Pacing (CFS/ME / chronic pain) Activity pacing — stay within the "energy envelope." Do a fixed quota of activity regardless of how well or unwell the patient feels (prevents boom-bust cycle). Use a symptom diary to establish baseline tolerance, then very gradually increase (by no more than 10% per week). Rest is scheduled, not collapse-driven. This is the active rehabilitation principle for CFS/ME per NICE NG206.

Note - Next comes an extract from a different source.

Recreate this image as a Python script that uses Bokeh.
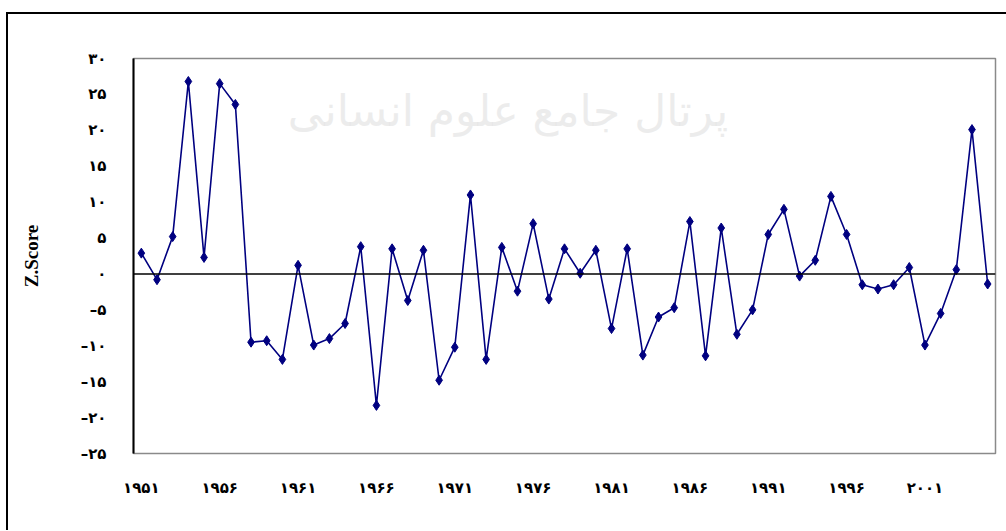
from bokeh.plotting import figure
from bokeh.models import FixedTicker, Span, Label, InlineStyleSheet
from bokeh.embed import file_html
from bokeh.resources import INLINE

# ---- data ----
years = list(range(1951, 2006))
z_score = [
    2.9, -0.8, 5.2, 26.8, 2.3, 26.5, 23.6, -9.5, -9.3, -11.9,
    1.2, -9.9, -9.0, -6.9, 3.8, -18.3, 3.5, -3.7, 3.3, -14.8,
    -10.2, 11.0, -11.9, 3.7, -2.4, 7.0, -3.5, 3.5, 0.1, 3.3,
    -7.6, 3.5, -11.3, -6.0, -4.7, 7.3, -11.4, 6.4, -8.4, -5.0,
    5.5, 9.0, -0.3, 1.9, 10.8, 5.5, -1.5, -2.1, -1.5, 0.9,
    -9.9, -5.5, 0.6, 20.1, -1.4,
]
x_tick_values = [1951, 1956, 1961, 1966, 1971, 1976, 1981, 1986, 1991, 1996, 2001]
x_tick_labels = ["۱۹۵۱", "۱۹۵۶", "۱۹۶۱", "۱۹۶۶", "۱۹۷۱", "۱۹۷۶",
                 "۱۹۸۱", "۱۹۸۶", "۱۹۹۱", "۱۹۹۶", "۲۰۰۱"]
y_tick_values = [-25, -20, -15, -10, -5, 0, 5, 10, 15, 20, 25, 30]
y_tick_labels = ["–۲۵", "–۲۰", "–۱۵", "–۱۰", "–۵", "۰",
                 "۵", "۱۰", "۱۵", "۲۰", "۲۵", "۳۰"]
y_title = "Z.Score"
watermark_main = "پرتال جامع علوم انسانی"
watermark_top = "پژوهشگاه علوم انسانی و مطالعات فرهنگی"

p = figure(
    frame_width=862, frame_height=395,
    x_range=(1950.5, 2005.5), y_range=(-25, 30),
    output_backend="svg", toolbar_location=None,
    min_border_left=133, min_border_top=58,
    min_border_right=11, min_border_bottom=77,
)
p.background_fill_color = "white"
p.border_fill_color = "white"
# outer chart-area border (only its left and top edges fall inside the crop)
p.stylesheets = [InlineStyleSheet(css="""
:host::after {
  content: "";
  position: absolute;
  z-index: 50;
  left: 6px; top: 12px;
  width: calc(100% - 6px); height: calc(100% - 12px);
  border-left: 2px solid #000; border-top: 2px solid #000;
  box-sizing: border-box;
  pointer-events: none;
}
""")]
p.outline_line_color = "#8a8a8a"
p.outline_line_width = 1.5
p.xgrid.visible = False
p.ygrid.visible = False

# watermark (faint)
p.add_layout(Label(x=1974.4, y=22.8, text=watermark_main,
                   text_font="DejaVu Sans", text_font_size="44px",
                   text_color="#e4e4e4", text_alpha=0.7,
                   text_align="center", text_baseline="middle"))
p.add_layout(Label(x=1975.5, y=37.9, text=watermark_top,
                   text_font="DejaVu Sans", text_font_size="22px",
                   text_color="#e4e4e4", text_alpha=0.7,
                   text_align="center", text_baseline="top"))

# x axis
p.xaxis.ticker = FixedTicker(ticks=x_tick_values)
p.xaxis.major_label_overrides = {v: t for v, t in zip(x_tick_values, x_tick_labels)}
p.xaxis.axis_line_color = None
p.xaxis.major_tick_line_color = None
p.xaxis.minor_tick_line_color = None
p.xaxis.major_label_standoff = 19
p.xaxis.major_label_text_font = "DejaVu Sans"
p.xaxis.major_label_text_font_style = "bold"
p.xaxis.major_label_text_font_size = "15px"
p.xaxis.major_label_text_color = "black"

# y axis
p.yaxis.ticker = FixedTicker(ticks=y_tick_values)
p.yaxis.major_label_overrides = {v: t for v, t in zip(y_tick_values, y_tick_labels)}
p.yaxis.axis_line_color = "black"
p.yaxis.axis_line_width = 2
p.yaxis.major_tick_line_color = None
p.yaxis.minor_tick_line_color = None
p.yaxis.major_label_standoff = 21
p.yaxis.major_label_text_font = "DejaVu Sans"
p.yaxis.major_label_text_font_style = "bold"
p.yaxis.major_label_text_font_size = "15px"
p.yaxis.major_label_text_color = "black"
p.yaxis.axis_label = y_title
p.yaxis.axis_label_text_font = "Liberation Serif"
p.yaxis.axis_label_text_font_style = "bold"
p.yaxis.axis_label_text_font_size = "19px"
p.yaxis.axis_label_text_color = "black"
p.yaxis.axis_label_standoff = 36

# zero line (category axis crossing)
p.add_layout(Span(location=0, dimension="width", line_color="black", line_width=1.5))

p.line(years, z_score, line_color="#000080", line_width=1.6)
p.scatter(years, z_score, marker="diamond", size=10,
          fill_color="#000080", line_color="#000080")

open("out.html", "w").write(file_html(p, INLINE))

Graded activity (fibromyalgia / chronic pain) Aerobic exercise is one of the most evidence-based treatments for fibromyalgia — reduces pain intensity by 20–30% (NNT ≈ 3 for ≥30% pain reduction). Start very low (5–10 min walking), increase by 2–3 min every 1–2 weeks. Water-based exercise (hydrotherapy) has lower pain impact. Goal: 30 min moderate intensity 3–5× per week. Physiotherapy referral for supervised programme.
Sleep hygiene Poor sleep dramatically amplifies pain perception and functional symptom severity. Evidence for 1–4 hours less sleep per night causing 10× amplification of pain sensitivity. Consistent sleep schedule, dark cool bedroom, no screens 60 min before bed, CBT-I for insomnia (IAPT). Low-dose amitriptyline improves sleep in fibromyalgia and MUS patients.
Stress and psychological skills Mindfulness-based stress reduction (MBSR) — 8-week programme — reduces fibromyalgia pain, IBS symptoms, and anxiety by 25–40%. Breathing exercises for functional symptoms (slow diaphragmatic breathing reduces autonomic dysregulation). Relaxation techniques (progressive muscular relaxation). IAPT online resources available without GP referral (self-refer): www.nhs.uk/mental-health
Social engagement and purpose Social isolation worsens all MUS conditions — chronic pain, fibromyalgia, CFS/ME, depression, anxiety. Meaningful activity, volunteer work, peer support groups. Social prescribing via GP link worker — community connections, voluntary organisations, green social prescribing (gardening, outdoor activities). Reducing sick role identity.
Reducing reassurance seeking Reassurance seeking (checking symptoms online, repeated GP appointments for the same symptom) is a compulsive safety behaviour that maintains health anxiety. Agree with patient: specific scheduled GP appointments (not crisis-driven), no repeat investigations for stable symptoms, no symptom checking apps. This is a key target of CBT for health anxiety.
Diet (IBS / functional GI) Low-FODMAP diet (dietitian supervised) — reduces IBS symptoms in 70%. Regular meals (3 meals + 2 snacks — prevents gut hypersensitivity from prolonged fasting). Reduce caffeine, alcohol, carbonated drinks (gut irritants). Increase soluble fibre (oats, flaxseed) gradually. Probiotics (Alflorex — Bifidobacterium longum 35624) — modest evidence for IBS.
Patient education resources NeuroSymptoms.org (FND — free, evidence-based) · The Mighty (chronic illness peer support) · Pain Toolkit (paintoolkit.org) · ME Association (meassociation.org.uk) · Action for ME (actionforme.org.uk) · IBS Network (theibsnetwork.org) · CALM (fibromyalgia — calmscotland.org.uk). Social prescribing to local MUS/chronic pain support groups.